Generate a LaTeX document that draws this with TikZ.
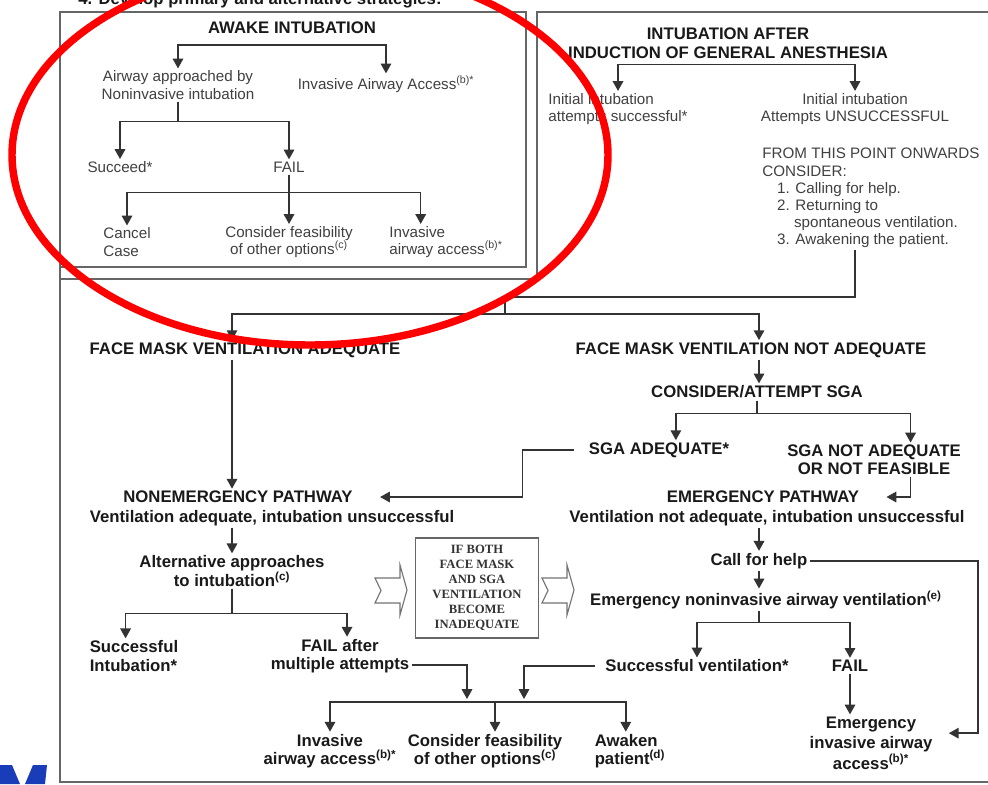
\documentclass[tikz,border=0pt]{standalone}
\usepackage{fontspec}
\setmainfont{Liberation Sans}
\newfontfamily\boxserif{Liberation Serif}
\usetikzlibrary{arrows.meta}
\definecolor{logoblue}{RGB}{25,60,185}
\begin{document}
\begin{tikzpicture}[x=0.25mm, y=-0.25mm,
  ln/.style={draw=black!80, line width=1.1pt},
  arr/.style={ln, -{Triangle[width=7.5pt,length=7pt]}},
  frm/.style={draw=black!60, line width=1.4pt},
  blk/.style={draw=black!55, line width=0.8pt, fill=white},
  tx/.style={font=\fontsize{10.8}{12.2}\selectfont, text=black!75, align=center, inner sep=1.5pt},
  hd/.style={font=\fontsize{11.9}{13}\selectfont\bfseries, text=black!90, align=center, inner sep=1.5pt},
  ifbox/.style={draw=black!60, line width=1pt, minimum width=30.8mm, minimum height=25mm,
    font=\boxserif\bfseries\fontsize{9}{10.7}\selectfont, text=black!80, align=center}]

\useasboundingbox (0,0) rectangle (988,784);

\draw[frm] (60,267) -- (526,267) -- (526,12) -- (60,12) -- (60,782) -- (990,782);
\draw[frm] (60,279) -- (537,279) -- (537,12) -- (990,12);

\node[hd, anchor=base] (hdr) at (260,4) {4. Develop primary and alternative strategies:};

\node[hd] (awake) at (292,28) {AWAKE INTUBATION};
\node[tx] (airway) at (178,85) {Airway approached by\\Noninvasive intubation};
\node[tx] (invA) at (386,84) {Invasive Airway Access\textsuperscript{(b)*}};
\node[tx] (succ) at (120,167) {Succeed*};
\node[tx] (failA) at (289,167) {FAIL};
\node[tx, align=left] (cancel) at (127,242) {Cancel\\Case};
\node[tx] (consA) at (289,242) {Consider feasibility\\of other options\textsuperscript{(c)}};
\node[tx, align=left] (invA2) at (446,242) {Invasive\\airway access\textsuperscript{(b)*}};

\draw[arr] ([yshift=-6pt]awake.south) -| (airway.north);
\draw[arr] ([yshift=-6pt]awake.south) -| (invA.north);
\draw[arr] (airway.south) -- ++(0,20) -| (succ.north);
\draw[arr] (airway.south) -- ++(0,20) -| (failA.north);
\draw[arr] (failA.south) -- ++(0,18) -| (cancel.north);
\draw[arr] (failA.south) -- (consA.north);
\draw[arr] (failA.south) -- ++(0,18) -| ([xshift=-18pt]invA2.north);

\node[hd, font=\fontsize{11.9}{13.5}\selectfont\bfseries] (title2) at (728,43) {INTUBATION AFTER\\INDUCTION OF GENERAL ANESTHESIA};
\node[tx, align=left] (initS) at (618,109) {Initial intubation\\attempts successful*};
\node[tx] (initU) at (855,109) {Initial intubation\\Attempts UNSUCCESSFUL};
\node[tx, align=left, anchor=north west] (cons) at (760,146) {FROM THIS POINT ONWARDS\\CONSIDER:\\
  \hspace*{10.5pt}1. Calling for help.\\\hspace*{10.5pt}2. Returning to\\
  \hspace*{22.5pt}spontaneous ventilation.\\\hspace*{10.5pt}3. Awakening the patient.};

\draw[arr] ([yshift=-2.5pt]title2.south) -| (initS.north);
\draw[arr] ([yshift=-2.5pt]title2.south) -| (initU.north);

\coordinate (j1) at (505,297);
\coordinate (j2) at (505,314);

\node[hd] (fmA) at (245,350) {FACE MASK VENTILATION ADEQUATE};
\node[hd] (fmN) at (751,350) {FACE MASK VENTILATION NOT ADEQUATE};
\node[hd] (sgaC) at (757,392) {CONSIDER/ATTEMPT SGA};
\node[hd] (sgaA) at (659,450) {SGA ADEQUATE*};
\node[hd] (sgaN) at (874,460) {SGA NOT ADEQUATE\\OR NOT FEASIBLE};
\node[hd] (nonT) at (238,497) {NONEMERGENCY PATHWAY};
\node[hd] (nonS) at (272,518) {Ventilation adequate, intubation unsuccessful};
\node[hd] (emgT) at (763,497) {EMERGENCY PATHWAY};
\node[hd] (emgS) at (767,518) {Ventilation not adequate, intubation unsuccessful};
\node[hd] (alt) at (232,571) {Alternative approaches\\to intubation\textsuperscript{(c)}};
\node[hd, align=left] (succI) at (134,656) {Successful\\Intubation*};
\node[hd] (failM) at (340,656) {FAIL after\\multiple attempts};
\node[hd] (invB) at (330,751) {Invasive\\airway access\textsuperscript{(b)*}};
\node[hd] (consB) at (485,751) {Consider feasibility\\of other options\textsuperscript{(c)}};
\node[hd, align=left] (awk) at (630,751) {Awaken\\patient\textsuperscript{(d)}};
\node[hd] (call) at (759,561) {Call for help};
\node[hd] (env) at (766,600) {Emergency noninvasive airway ventilation\textsuperscript{(e)}};
\node[hd] (sv) at (697,666) {Successful ventilation*};
\node[hd] (failE) at (850,666) {FAIL};
\node[hd, font=\fontsize{11.9}{14.5}\selectfont\bfseries] (eia) at (871,743) {Emergency\\invasive airway\\access\textsuperscript{(b)*}};

\node[ifbox] (ifb) at (477,588) {IF BOTH\\FACE MASK\\AND SGA\\VENTILATION\\BECOME\\INADEQUATE};
\foreach \x in {375,542}
\draw[blk] (\x,578) -- ++(25,0) -- ++(0,-13) -- ++(7,25) -- ++(-7,25) -- ++(0,-12) -- ++(-25,0) -- ++(6,-12.5) -- cycle;

\draw[ln] (initU |- cons.south) |- (j1) -- (j2);
\draw[arr] (j2) -| (fmA.north -| alt);
\draw[arr] (j2) -| (fmN.north -| call);
\draw[arr] (fmA.south -| alt) -- (nonT.north -| alt);
\draw[arr] (fmN.south -| call) -- (sgaC.north -| call);
\draw[arr] (sgaC.south) -- ++(0,13) -| ([xshift=12pt]sgaA.north);
\draw[arr] (sgaC.south) -- ++(0,13) -| ([xshift=26pt]sgaN.north);
\draw[arr, shorten >=17.8pt] ([xshift=26pt]sgaN.south) |- (emgT.east);
\draw[arr, shorten <=9pt, shorten >=17.8pt] (sgaA.west) -- ++(-64,0) |- (nonT.east);

\draw[arr] (nonS.south -| alt) -- (alt.north);
\draw[arr] (alt.south) -- ++(0,25) -| ([xshift=-6pt]succI.north);
\draw[arr] (alt.south) -- ++(0,25) -| ([xshift=5pt]failM.north);

\coordinate (bar) at (495,702);
\coordinate (in1) at (467,699);
\coordinate (in2) at (524,699);
\draw[arr] ([yshift=-6.5pt]failM.east) -| (in1);
\draw[arr, shorten <=6pt] (sv.west) -| (in2);
\draw[arr] (bar) -| (invB.north);
\draw[arr] (bar) -- (consB.north -| bar);
\draw[arr] (bar) -| ([xshift=-3pt]awk.north);

\draw[arr] (emgS.south -| call) -- (call.north);
\draw[arr] (call.south) -- (env.north -| call);
\draw[arr, shorten >=10pt] (call.east) -- ++(168,0) |- ([yshift=7pt]eia.east);
\draw[arr] (env.south -| call) -- ++(0,11) -| (sv.north);
\draw[arr] (env.south -| call) -- ++(0,11) -| (failE.north);
\draw[arr] (failE.south) -- (failE.south |- eia.north);

\fill[logoblue] (0,765) -- (12,765) -- (20,784) -- (0,784) -- cycle;
\fill[logoblue] (33,765) -- (47,765) -- (45,784) -- (25,784) -- cycle;

\draw[red, line width=5.3pt] (310,155) ellipse [x radius=298, y radius=190];

\end{tikzpicture}
\end{document}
--------------------------------------------------
» **Direction**
Reproduce the listing word for word and omit its pictures.

» **Answer to the exercise**
Generate a LaTeX document that draws this with TikZ.
\documentclass[tikz,border=0pt]{standalone}
\usepackage{fontspec}
\setmainfont{Liberation Sans}
\newfontfamily\boxserif{Liberation Serif}
\usetikzlibrary{arrows.meta}
\definecolor{logoblue}{RGB}{25,60,185}
\begin{document}
\begin{tikzpicture}[x=0.25mm, y=-0.25mm,
  ln/.style={draw=black!80, line width=1.1pt},
  arr/.style={ln, -{Triangle[width=7.5pt,length=7pt]}},
  frm/.style={draw=black!60, line width=1.4pt},
  blk/.style={draw=black!55, line width=0.8pt, fill=white},
  tx/.style={font=\fontsize{10.8}{12.2}\selectfont, text=black!75, align=center, inner sep=1.5pt},
  hd/.style={font=\fontsize{11.9}{13}\selectfont\bfseries, text=black!90, align=center, inner sep=1.5pt},
  ifbox/.style={draw=black!60, line width=1pt, minimum width=30.8mm, minimum height=25mm,
    font=\boxserif\bfseries\fontsize{9}{10.7}\selectfont, text=black!80, align=center}]

\useasboundingbox (0,0) rectangle (988,784);

\draw[frm] (60,267) -- (526,267) -- (526,12) -- (60,12) -- (60,782) -- (990,782);
\draw[frm] (60,279) -- (537,279) -- (537,12) -- (990,12);

\node[hd, anchor=base] (hdr) at (260,4) {4. Develop primary and alternative strategies:};

\node[hd] (awake) at (292,28) {AWAKE INTUBATION};
\node[tx] (airway) at (178,85) {Airway approached by\\Noninvasive intubation};
\node[tx] (invA) at (386,84) {Invasive Airway Access\textsuperscript{(b)*}};
\node[tx] (succ) at (120,167) {Succeed*};
\node[tx] (failA) at (289,167) {FAIL};
\node[tx, align=left] (cancel) at (127,242) {Cancel\\Case};
\node[tx] (consA) at (289,242) {Consider feasibility\\of other options\textsuperscript{(c)}};
\node[tx, align=left] (invA2) at (446,242) {Invasive\\airway access\textsuperscript{(b)*}};

\draw[arr] ([yshift=-6pt]awake.south) -| (airway.north);
\draw[arr] ([yshift=-6pt]awake.south) -| (invA.north);
\draw[arr] (airway.south) -- ++(0,20) -| (succ.north);
\draw[arr] (airway.south) -- ++(0,20) -| (failA.north);
\draw[arr] (failA.south) -- ++(0,18) -| (cancel.north);
\draw[arr] (failA.south) -- (consA.north);
\draw[arr] (failA.south) -- ++(0,18) -| ([xshift=-18pt]invA2.north);

\node[hd, font=\fontsize{11.9}{13.5}\selectfont\bfseries] (title2) at (728,43) {INTUBATION AFTER\\INDUCTION OF GENERAL ANESTHESIA};
\node[tx, align=left] (initS) at (618,109) {Initial intubation\\attempts successful*};
\node[tx] (initU) at (855,109) {Initial intubation\\Attempts UNSUCCESSFUL};
\node[tx, align=left, anchor=north west] (cons) at (760,146) {FROM THIS POINT ONWARDS\\CONSIDER:\\
  \hspace*{10.5pt}1. Calling for help.\\\hspace*{10.5pt}2. Returning to\\
  \hspace*{22.5pt}spontaneous ventilation.\\\hspace*{10.5pt}3. Awakening the patient.};

\draw[arr] ([yshift=-2.5pt]title2.south) -| (initS.north);
\draw[arr] ([yshift=-2.5pt]title2.south) -| (initU.north);

\coordinate (j1) at (505,297);
\coordinate (j2) at (505,314);

\node[hd] (fmA) at (245,350) {FACE MASK VENTILATION ADEQUATE};
\node[hd] (fmN) at (751,350) {FACE MASK VENTILATION NOT ADEQUATE};
\node[hd] (sgaC) at (757,392) {CONSIDER/ATTEMPT SGA};
\node[hd] (sgaA) at (659,450) {SGA ADEQUATE*};
\node[hd] (sgaN) at (874,460) {SGA NOT ADEQUATE\\OR NOT FEASIBLE};
\node[hd] (nonT) at (238,497) {NONEMERGENCY PATHWAY};
\node[hd] (nonS) at (272,518) {Ventilation adequate, intubation unsuccessful};
\node[hd] (emgT) at (763,497) {EMERGENCY PATHWAY};
\node[hd] (emgS) at (767,518) {Ventilation not adequate, intubation unsuccessful};
\node[hd] (alt) at (232,571) {Alternative approaches\\to intubation\textsuperscript{(c)}};
\node[hd, align=left] (succI) at (134,656) {Successful\\Intubation*};
\node[hd] (failM) at (340,656) {FAIL after\\multiple attempts};
\node[hd] (invB) at (330,751) {Invasive\\airway access\textsuperscript{(b)*}};
\node[hd] (consB) at (485,751) {Consider feasibility\\of other options\textsuperscript{(c)}};
\node[hd, align=left] (awk) at (630,751) {Awaken\\patient\textsuperscript{(d)}};
\node[hd] (call) at (759,561) {Call for help};
\node[hd] (env) at (766,600) {Emergency noninvasive airway ventilation\textsuperscript{(e)}};
\node[hd] (sv) at (697,666) {Successful ventilation*};
\node[hd] (failE) at (850,666) {FAIL};
\node[hd, font=\fontsize{11.9}{14.5}\selectfont\bfseries] (eia) at (871,743) {Emergency\\invasive airway\\access\textsuperscript{(b)*}};

\node[ifbox] (ifb) at (477,588) {IF BOTH\\FACE MASK\\AND SGA\\VENTILATION\\BECOME\\INADEQUATE};
\foreach \x in {375,542}
\draw[blk] (\x,578) -- ++(25,0) -- ++(0,-13) -- ++(7,25) -- ++(-7,25) -- ++(0,-12) -- ++(-25,0) -- ++(6,-12.5) -- cycle;

\draw[ln] (initU |- cons.south) |- (j1) -- (j2);
\draw[arr] (j2) -| (fmA.north -| alt);
\draw[arr] (j2) -| (fmN.north -| call);
\draw[arr] (fmA.south -| alt) -- (nonT.north -| alt);
\draw[arr] (fmN.south -| call) -- (sgaC.north -| call);
\draw[arr] (sgaC.south) -- ++(0,13) -| ([xshift=12pt]sgaA.north);
\draw[arr] (sgaC.south) -- ++(0,13) -| ([xshift=26pt]sgaN.north);
\draw[arr, shorten >=17.8pt] ([xshift=26pt]sgaN.south) |- (emgT.east);
\draw[arr, shorten <=9pt, shorten >=17.8pt] (sgaA.west) -- ++(-64,0) |- (nonT.east);

\draw[arr] (nonS.south -| alt) -- (alt.north);
\draw[arr] (alt.south) -- ++(0,25) -| ([xshift=-6pt]succI.north);
\draw[arr] (alt.south) -- ++(0,25) -| ([xshift=5pt]failM.north);

\coordinate (bar) at (495,702);
\coordinate (in1) at (467,699);
\coordinate (in2) at (524,699);
\draw[arr] ([yshift=-6.5pt]failM.east) -| (in1);
\draw[arr, shorten <=6pt] (sv.west) -| (in2);
\draw[arr] (bar) -| (invB.north);
\draw[arr] (bar) -- (consB.north -| bar);
\draw[arr] (bar) -| ([xshift=-3pt]awk.north);

\draw[arr] (emgS.south -| call) -- (call.north);
\draw[arr] (call.south) -- (env.north -| call);
\draw[arr, shorten >=10pt] (call.east) -- ++(168,0) |- ([yshift=7pt]eia.east);
\draw[arr] (env.south -| call) -- ++(0,11) -| (sv.north);
\draw[arr] (env.south -| call) -- ++(0,11) -| (failE.north);
\draw[arr] (failE.south) -- (failE.south |- eia.north);

\fill[logoblue] (0,765) -- (12,765) -- (20,784) -- (0,784) -- cycle;
\fill[logoblue] (33,765) -- (47,765) -- (45,784) -- (25,784) -- cycle;

\draw[red, line width=5.3pt] (310,155) ellipse [x radius=298, y radius=190];

\end{tikzpicture}
\end{document}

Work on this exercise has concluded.